You know how key a mentor can be to your success, but what about a sponsor—someone who works behind-the-scenes to advocate for you and build your reputation? We spoke with career and business experts for their take on identifying potential sponsors and developing those relationships.
The Skill Set: How to Find Your Career Sponsor
Sponsorship is entirely different from mentorship
The key difference between a sponsor and a mentor is that you often don’t know who your sponsor is. “A sponsor is often a senior-level person who has recognized your worth and contributions and advocates on your behalf without you knowing about it,” explains career coach Pamela Weinberg. “They may put your name in for a promotion or assignment, and can boost your workplace reputation, supporting you in situations where you’re not present to represent yourself.”
Identify leaders in your company with great reputations
“Seek out senior leaders who are not only respected in your workplace, but who also have the authority to advocate for you and get things done,” advises Elizabeth Cronise McLaughlin, an executive coach and Entrepreneur in Residence. “Your best sponsors will be those who garner admiration and influence such that others will follow their recommendations.”

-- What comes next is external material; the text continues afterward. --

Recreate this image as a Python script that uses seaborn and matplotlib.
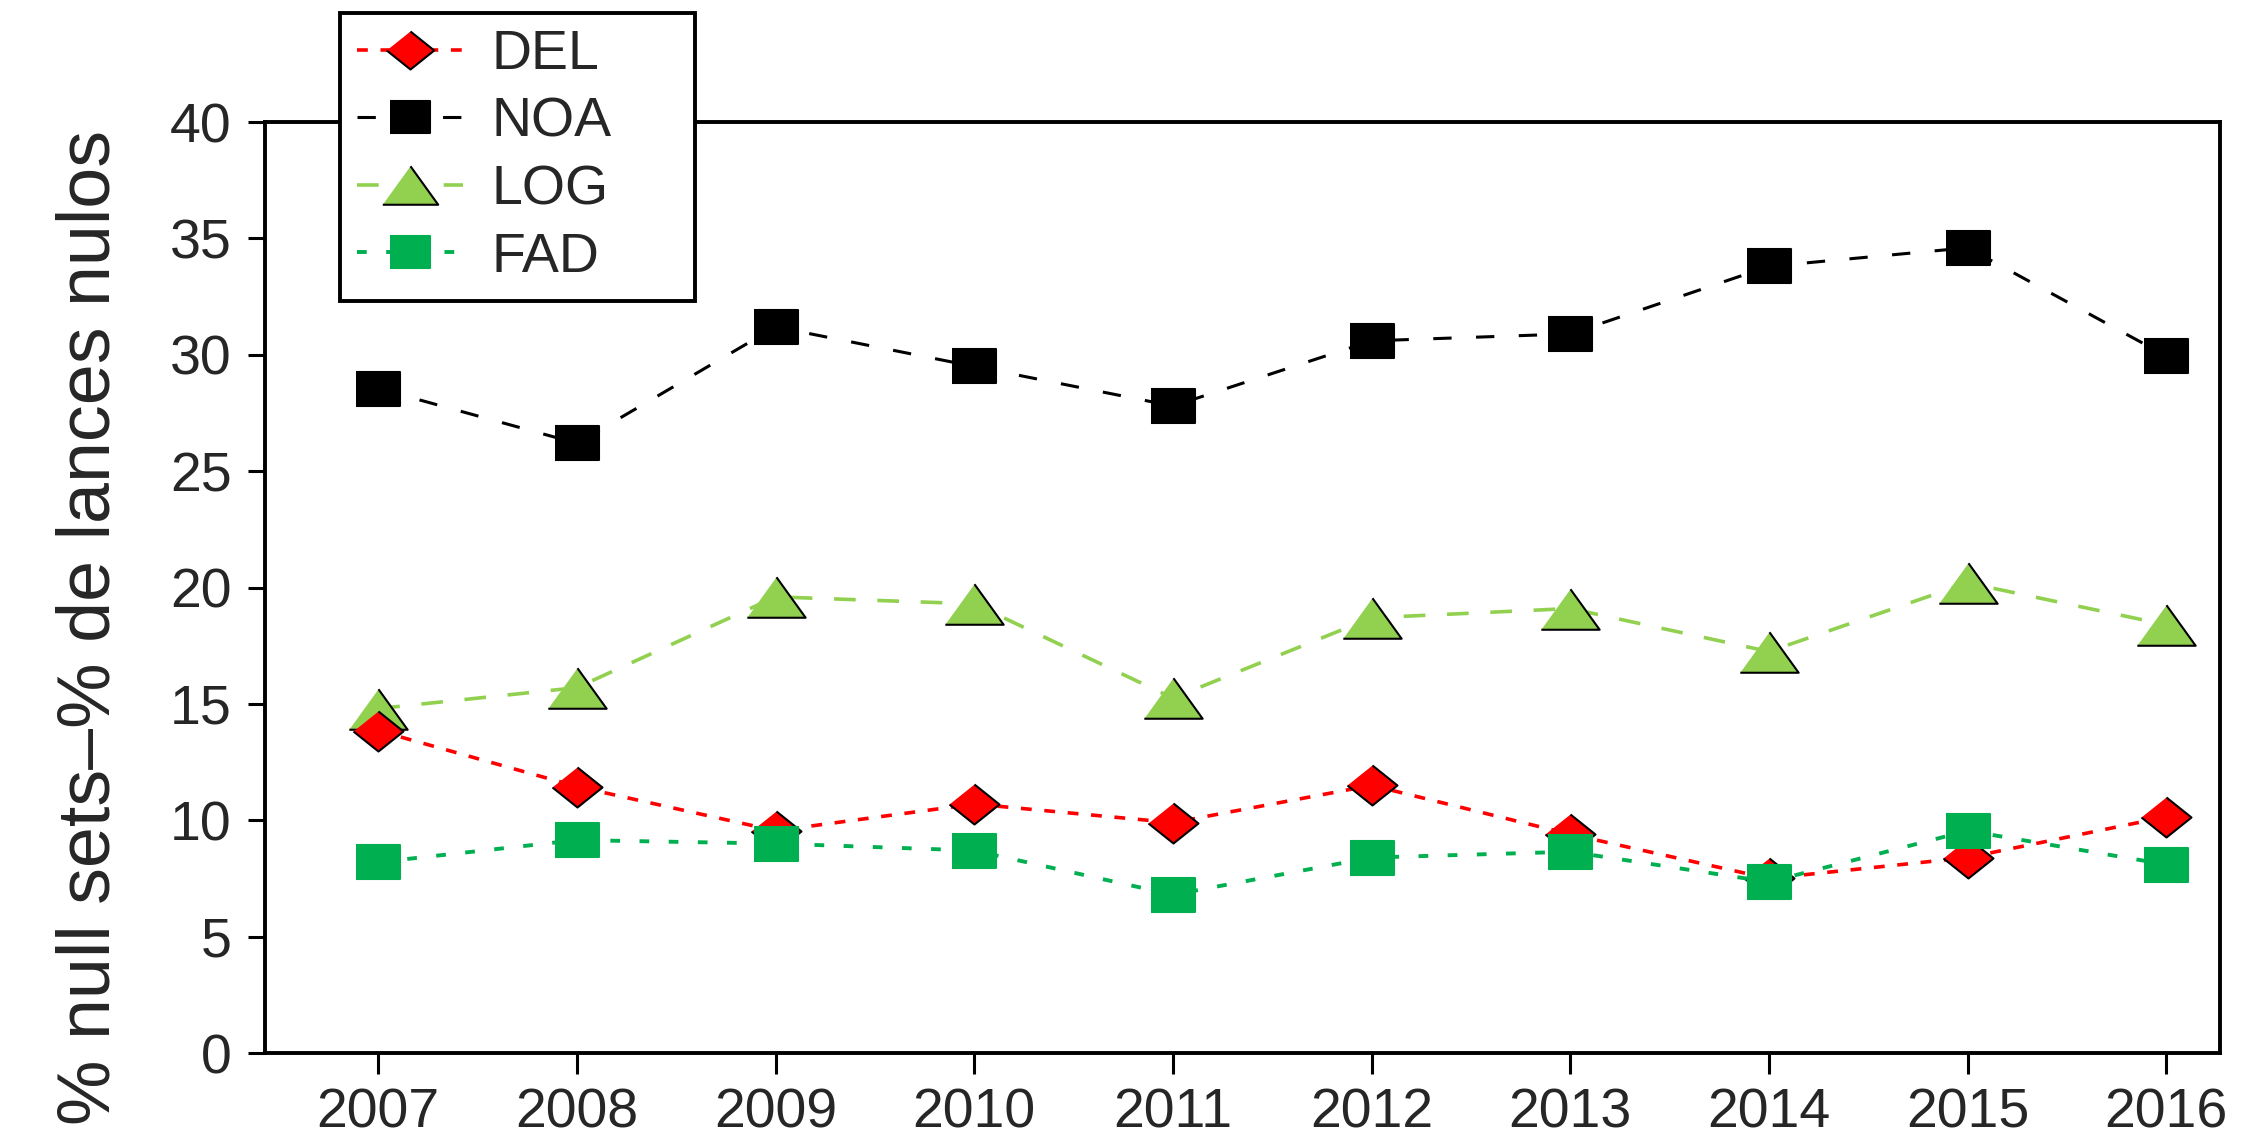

Build relationships with executives
Pamela suggests volunteering with other employees when charitable opportunities come up, joining the company running group or getting involved in other after-hours activities. “Doing so allows key people to get to know you in a variety of settings,” she explains. If you’ve identified someone who could be a potential sponsor, Elizabeth suggests simply swinging by their office and saying, “I’d love an opportunity to work with you on your next project. Would you be willing to keep me in mind?” When she does, ensure you do your best possible work on the project.
Ask for advice
According to Adam Grant, a tenured Wharton professor and Entrepreneur in Residence, the best way to approach senior leaders is to ask for their advice. “You need some way of engaging people to help you,” says Adam. “You want to make them aware of your accomplishments without seeming self-promoting.’” He suggests saying something like, “I just got these two fantastic offers from two teams in the company, and I’m trying to decide which one to join,” which shows that you value their opinion while simultaneously making your achievements known. “At minimum, they give you great suggestions; best case, they go to bat for you,” he explains.
Prove your value
If you show senior members of your company what you bring to the table, they’ll take notice. “Proving your value is fundamentally about making yourself indispensable to senior leadership,” says Elizabeth. “This means not only doing your best work within your assigned responsibilities, but also being a creative problem-solver. I recommend that my clients imagine that they were in charge of their company or team, and consider what they might do to generate new business, fix an ongoing issue or create a dynamic new offering.” Elizabeth explains that proposing solutions and new lines of revenue, and becoming a go-to thought leader within your company, is a sure-fire was to show you matter. “Be a person who runs towards the fire and embraces those tasks that have no ownership or never seem to get completed,” Ivanka adds. “You have to take the initiative to start doing stuff, otherwise it’s easy to get overlooked.”